As a student who was actively and perhaps overly involved in my campus, I did not identify with this, but I saw so many students around me that did. They were simply passing through their college experience, and for most of them, despite popular opinion, it was not the result of apathy. It was disengagement perpetuated by a broken system of higher education. The break I speak of, although I know there are more, is in regard to how students are taught in the classroom and what they are taught about. Students I conducted focus groups with, as well as interviewed one-on-one, were not being engaged by teachers talking to instead of speaking with them. They were tired of one-way conversations had by PowerPoint. They were disappointed with the lack of real world application and context they were learning with their subject matter.
It began to dawn on me that students were being treated like consumers with all sorts of propaganda simply being shouted at them. What they really wanted and what America really needs is for students to be treated like citizens; for students to become stakeholders in their own lives and communities, to translate their professional purpose into one that exists for public benefit, to become problem solvers and co-creators and co-producers of public goods.
ADP: What did your experiences and what you learned at UNCO have to say about the broader movement for civic empowerment and educational change?
SS: If American colleges and universities want to get back to their roots and truly make higher education about more than getting students in and out the door with a degree as fast as possible, then they must answer the call for community. Our institutions must work not only to educate students on how the collective can be created and on the power of it, but they must foster opportunities for the intentional conversations that allow community to thrive. And, if this generation, the Millennials, is to truly reach its potential and make a return to the commonwealth, then higher education must give them the proper instruction to be citizens. They must not only teach them how to utilize their collegiate experiences and chose career path to contribute to their communities, but they must empower students to do so by giving them a voice, and, therefore, a stake in the commonwealth.
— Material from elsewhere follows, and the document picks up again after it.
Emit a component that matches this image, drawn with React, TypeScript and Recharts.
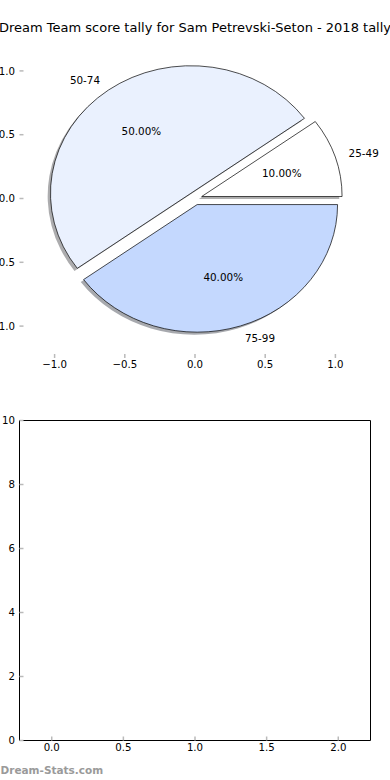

However, this is a two-way street, and if higher education institutions are willing to give students the stage, students have to step of to the mic[rophone]. This conversation cannot be a monologue; both parties have to add their voice to the exchange. As a result of my thesis and the conversations I had with students, professors, and administrators during the course of my research, I believe that higher education reform in the sense that I see it is entirely possible if both university professionals and students commit to making the move from “shouting” to “listening.”